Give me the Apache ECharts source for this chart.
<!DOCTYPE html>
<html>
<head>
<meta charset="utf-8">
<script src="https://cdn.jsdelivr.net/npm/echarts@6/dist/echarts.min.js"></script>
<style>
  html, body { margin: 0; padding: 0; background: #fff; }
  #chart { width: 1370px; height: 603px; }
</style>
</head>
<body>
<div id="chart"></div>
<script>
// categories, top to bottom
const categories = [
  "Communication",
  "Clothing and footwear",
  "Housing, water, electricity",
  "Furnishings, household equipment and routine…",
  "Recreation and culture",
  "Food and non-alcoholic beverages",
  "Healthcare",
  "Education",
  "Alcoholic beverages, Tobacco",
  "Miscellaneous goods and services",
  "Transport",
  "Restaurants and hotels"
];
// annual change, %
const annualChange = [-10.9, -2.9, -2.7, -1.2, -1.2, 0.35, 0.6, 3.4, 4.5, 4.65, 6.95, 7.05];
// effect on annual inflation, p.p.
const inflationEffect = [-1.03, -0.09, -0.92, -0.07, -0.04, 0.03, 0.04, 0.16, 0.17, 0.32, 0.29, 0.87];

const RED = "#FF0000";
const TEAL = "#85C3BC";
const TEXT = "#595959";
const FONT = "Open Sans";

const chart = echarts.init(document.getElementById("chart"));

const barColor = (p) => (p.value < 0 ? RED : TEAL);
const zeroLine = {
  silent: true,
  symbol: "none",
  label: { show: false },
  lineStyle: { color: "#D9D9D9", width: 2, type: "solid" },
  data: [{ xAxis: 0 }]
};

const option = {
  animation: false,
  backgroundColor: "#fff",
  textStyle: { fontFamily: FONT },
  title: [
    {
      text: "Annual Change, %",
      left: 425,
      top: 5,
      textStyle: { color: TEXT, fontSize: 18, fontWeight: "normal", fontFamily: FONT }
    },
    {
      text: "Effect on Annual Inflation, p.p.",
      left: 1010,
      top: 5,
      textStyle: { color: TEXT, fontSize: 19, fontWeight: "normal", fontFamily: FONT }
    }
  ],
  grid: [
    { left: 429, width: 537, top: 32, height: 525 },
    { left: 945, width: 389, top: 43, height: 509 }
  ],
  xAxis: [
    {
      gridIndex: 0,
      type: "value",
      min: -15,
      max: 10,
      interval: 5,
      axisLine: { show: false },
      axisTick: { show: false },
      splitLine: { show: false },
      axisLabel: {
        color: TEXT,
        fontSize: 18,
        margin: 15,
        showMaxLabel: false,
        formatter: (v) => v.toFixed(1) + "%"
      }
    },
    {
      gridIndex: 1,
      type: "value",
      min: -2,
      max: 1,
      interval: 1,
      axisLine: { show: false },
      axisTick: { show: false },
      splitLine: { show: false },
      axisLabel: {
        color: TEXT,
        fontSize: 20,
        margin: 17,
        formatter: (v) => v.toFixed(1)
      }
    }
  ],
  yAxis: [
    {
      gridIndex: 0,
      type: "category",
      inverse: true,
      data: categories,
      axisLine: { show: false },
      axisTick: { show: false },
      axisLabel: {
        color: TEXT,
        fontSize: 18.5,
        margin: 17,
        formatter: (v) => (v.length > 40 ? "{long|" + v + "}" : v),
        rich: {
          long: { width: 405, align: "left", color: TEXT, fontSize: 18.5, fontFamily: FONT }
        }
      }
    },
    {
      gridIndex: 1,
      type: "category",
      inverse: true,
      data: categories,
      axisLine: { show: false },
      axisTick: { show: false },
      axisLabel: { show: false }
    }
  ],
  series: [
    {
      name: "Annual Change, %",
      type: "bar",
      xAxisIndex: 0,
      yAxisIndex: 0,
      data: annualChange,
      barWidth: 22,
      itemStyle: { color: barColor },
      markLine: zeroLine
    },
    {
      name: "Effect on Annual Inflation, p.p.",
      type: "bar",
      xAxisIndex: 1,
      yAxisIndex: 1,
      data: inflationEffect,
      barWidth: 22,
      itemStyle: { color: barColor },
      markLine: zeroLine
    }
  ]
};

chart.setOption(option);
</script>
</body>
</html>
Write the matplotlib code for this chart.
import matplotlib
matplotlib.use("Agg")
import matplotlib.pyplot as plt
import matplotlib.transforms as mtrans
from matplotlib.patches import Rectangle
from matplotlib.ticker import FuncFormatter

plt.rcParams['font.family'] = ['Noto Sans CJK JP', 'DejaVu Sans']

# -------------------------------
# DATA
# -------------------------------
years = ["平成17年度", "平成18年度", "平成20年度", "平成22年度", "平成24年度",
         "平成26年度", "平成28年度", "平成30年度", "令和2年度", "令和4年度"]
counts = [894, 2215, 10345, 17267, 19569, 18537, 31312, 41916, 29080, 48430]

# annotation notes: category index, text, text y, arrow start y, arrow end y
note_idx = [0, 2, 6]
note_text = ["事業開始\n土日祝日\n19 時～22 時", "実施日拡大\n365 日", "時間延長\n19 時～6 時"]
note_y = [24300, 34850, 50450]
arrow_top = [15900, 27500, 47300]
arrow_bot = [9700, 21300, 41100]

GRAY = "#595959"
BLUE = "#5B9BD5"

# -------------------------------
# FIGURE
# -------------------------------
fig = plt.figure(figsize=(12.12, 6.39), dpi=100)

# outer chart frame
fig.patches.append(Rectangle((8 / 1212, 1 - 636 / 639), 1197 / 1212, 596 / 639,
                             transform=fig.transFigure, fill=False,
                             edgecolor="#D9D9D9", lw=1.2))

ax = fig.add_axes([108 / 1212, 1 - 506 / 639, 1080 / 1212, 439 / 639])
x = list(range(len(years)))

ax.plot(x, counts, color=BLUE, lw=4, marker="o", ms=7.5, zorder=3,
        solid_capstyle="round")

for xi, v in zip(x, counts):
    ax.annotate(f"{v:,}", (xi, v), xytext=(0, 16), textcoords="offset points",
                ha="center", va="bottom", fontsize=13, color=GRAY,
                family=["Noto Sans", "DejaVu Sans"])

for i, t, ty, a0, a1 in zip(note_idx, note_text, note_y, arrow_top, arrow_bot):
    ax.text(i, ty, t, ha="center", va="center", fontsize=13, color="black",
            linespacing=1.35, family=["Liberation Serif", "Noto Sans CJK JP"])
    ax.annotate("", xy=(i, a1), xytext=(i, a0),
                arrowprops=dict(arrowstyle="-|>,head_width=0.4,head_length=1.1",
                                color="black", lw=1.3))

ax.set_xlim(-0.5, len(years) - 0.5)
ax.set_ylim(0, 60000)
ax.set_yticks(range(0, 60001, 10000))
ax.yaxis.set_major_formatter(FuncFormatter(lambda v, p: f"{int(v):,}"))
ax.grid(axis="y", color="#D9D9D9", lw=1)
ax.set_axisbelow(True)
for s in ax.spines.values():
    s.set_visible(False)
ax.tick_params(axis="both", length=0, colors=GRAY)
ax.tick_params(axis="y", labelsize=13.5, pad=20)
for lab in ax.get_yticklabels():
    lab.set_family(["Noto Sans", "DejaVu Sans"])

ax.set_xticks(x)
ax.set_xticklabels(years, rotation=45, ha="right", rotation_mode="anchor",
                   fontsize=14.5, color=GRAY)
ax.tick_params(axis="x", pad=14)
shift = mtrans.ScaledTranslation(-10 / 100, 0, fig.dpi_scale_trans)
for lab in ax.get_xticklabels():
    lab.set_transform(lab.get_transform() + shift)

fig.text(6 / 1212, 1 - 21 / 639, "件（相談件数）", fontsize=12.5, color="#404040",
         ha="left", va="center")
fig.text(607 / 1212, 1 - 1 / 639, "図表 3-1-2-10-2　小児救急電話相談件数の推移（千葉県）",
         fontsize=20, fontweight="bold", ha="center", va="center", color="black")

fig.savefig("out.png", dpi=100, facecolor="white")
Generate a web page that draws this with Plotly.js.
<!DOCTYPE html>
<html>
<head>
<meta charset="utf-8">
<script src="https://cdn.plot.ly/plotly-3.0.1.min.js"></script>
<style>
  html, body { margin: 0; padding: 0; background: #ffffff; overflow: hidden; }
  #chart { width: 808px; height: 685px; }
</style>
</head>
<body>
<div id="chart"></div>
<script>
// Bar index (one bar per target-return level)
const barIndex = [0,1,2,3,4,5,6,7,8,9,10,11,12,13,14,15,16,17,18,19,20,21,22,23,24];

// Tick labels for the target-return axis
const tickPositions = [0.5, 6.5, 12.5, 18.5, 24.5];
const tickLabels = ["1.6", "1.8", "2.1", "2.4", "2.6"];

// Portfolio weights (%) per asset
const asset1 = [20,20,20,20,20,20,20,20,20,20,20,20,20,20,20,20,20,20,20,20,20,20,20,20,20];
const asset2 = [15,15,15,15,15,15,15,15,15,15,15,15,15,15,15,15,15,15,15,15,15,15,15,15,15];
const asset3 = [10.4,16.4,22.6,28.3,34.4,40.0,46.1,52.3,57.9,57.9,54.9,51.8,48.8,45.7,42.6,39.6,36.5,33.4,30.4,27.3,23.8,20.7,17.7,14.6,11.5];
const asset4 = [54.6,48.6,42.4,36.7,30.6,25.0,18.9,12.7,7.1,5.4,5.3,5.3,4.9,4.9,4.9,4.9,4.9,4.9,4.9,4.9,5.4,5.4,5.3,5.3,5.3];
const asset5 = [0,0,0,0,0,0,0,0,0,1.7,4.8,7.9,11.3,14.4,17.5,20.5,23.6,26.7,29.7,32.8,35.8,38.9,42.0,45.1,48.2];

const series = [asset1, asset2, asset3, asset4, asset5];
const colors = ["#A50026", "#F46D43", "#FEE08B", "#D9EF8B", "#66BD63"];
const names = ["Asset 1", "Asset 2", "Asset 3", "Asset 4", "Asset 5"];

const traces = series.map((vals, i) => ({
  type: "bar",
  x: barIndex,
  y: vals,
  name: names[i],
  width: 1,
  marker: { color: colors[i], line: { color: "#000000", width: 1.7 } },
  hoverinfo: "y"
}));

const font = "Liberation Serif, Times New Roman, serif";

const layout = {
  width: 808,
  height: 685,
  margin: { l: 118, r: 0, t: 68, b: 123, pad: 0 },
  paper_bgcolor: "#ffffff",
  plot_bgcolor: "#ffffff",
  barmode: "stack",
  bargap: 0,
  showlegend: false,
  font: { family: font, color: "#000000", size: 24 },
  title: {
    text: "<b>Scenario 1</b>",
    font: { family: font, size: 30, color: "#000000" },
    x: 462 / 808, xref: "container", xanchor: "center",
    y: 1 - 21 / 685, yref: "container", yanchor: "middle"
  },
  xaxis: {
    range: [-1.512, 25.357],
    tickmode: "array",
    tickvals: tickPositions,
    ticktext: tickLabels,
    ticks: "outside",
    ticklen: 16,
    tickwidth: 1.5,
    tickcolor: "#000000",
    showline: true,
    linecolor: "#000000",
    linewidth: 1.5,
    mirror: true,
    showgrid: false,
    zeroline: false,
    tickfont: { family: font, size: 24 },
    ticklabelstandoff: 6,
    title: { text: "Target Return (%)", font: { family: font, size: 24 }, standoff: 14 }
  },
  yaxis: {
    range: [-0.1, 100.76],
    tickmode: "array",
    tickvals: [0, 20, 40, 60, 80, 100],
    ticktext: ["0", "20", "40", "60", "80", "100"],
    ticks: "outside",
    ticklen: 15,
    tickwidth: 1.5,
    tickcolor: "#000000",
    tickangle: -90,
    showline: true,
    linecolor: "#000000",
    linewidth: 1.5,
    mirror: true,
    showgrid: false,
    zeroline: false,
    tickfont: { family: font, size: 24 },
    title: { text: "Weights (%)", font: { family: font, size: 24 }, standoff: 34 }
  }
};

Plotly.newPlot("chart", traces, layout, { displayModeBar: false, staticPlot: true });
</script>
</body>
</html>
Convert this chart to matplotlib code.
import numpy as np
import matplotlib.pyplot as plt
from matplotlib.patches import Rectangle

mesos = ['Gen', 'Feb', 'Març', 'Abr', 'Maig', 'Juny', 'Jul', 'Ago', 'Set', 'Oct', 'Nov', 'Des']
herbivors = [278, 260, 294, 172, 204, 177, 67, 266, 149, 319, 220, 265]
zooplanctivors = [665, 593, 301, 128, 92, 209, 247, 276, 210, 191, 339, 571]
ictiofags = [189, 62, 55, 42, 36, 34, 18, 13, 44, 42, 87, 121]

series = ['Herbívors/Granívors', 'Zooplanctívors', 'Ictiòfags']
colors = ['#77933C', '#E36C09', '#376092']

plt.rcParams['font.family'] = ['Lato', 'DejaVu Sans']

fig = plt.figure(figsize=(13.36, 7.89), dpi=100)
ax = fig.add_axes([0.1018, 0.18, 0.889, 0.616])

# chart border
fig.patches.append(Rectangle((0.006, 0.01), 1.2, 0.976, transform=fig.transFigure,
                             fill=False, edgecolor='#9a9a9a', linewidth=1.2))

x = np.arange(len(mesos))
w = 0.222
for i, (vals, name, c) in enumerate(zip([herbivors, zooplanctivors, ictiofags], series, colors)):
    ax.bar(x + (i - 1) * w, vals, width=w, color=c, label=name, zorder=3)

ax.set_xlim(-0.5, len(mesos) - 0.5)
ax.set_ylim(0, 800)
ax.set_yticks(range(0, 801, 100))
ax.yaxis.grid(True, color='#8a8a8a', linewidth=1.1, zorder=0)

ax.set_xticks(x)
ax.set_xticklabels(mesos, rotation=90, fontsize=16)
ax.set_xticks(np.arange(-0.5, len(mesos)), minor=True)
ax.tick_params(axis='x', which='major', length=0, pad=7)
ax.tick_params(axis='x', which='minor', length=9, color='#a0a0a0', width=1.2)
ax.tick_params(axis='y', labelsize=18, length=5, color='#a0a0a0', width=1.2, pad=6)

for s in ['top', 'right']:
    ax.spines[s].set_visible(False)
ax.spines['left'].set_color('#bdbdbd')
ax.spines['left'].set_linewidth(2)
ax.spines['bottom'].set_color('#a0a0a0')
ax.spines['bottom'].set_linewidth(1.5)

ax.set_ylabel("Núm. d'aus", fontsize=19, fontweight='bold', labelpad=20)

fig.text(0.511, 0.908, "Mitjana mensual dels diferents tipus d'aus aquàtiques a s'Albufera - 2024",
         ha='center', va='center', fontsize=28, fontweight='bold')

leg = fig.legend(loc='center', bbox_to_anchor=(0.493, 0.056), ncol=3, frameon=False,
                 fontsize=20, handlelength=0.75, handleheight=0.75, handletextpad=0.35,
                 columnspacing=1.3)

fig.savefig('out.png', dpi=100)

####

Return each full line of the entries that contains the word "matplotlib".

Write the matplotlib code for this chart.
import matplotlib
matplotlib.use("Agg")
import matplotlib.pyplot as plt
import matplotlib.transforms as mtrans
from matplotlib.patches import Rectangle
from matplotlib.ticker import FuncFormatter
Convert this chart to matplotlib code.
import matplotlib.pyplot as plt
from matplotlib.patches import Rectangle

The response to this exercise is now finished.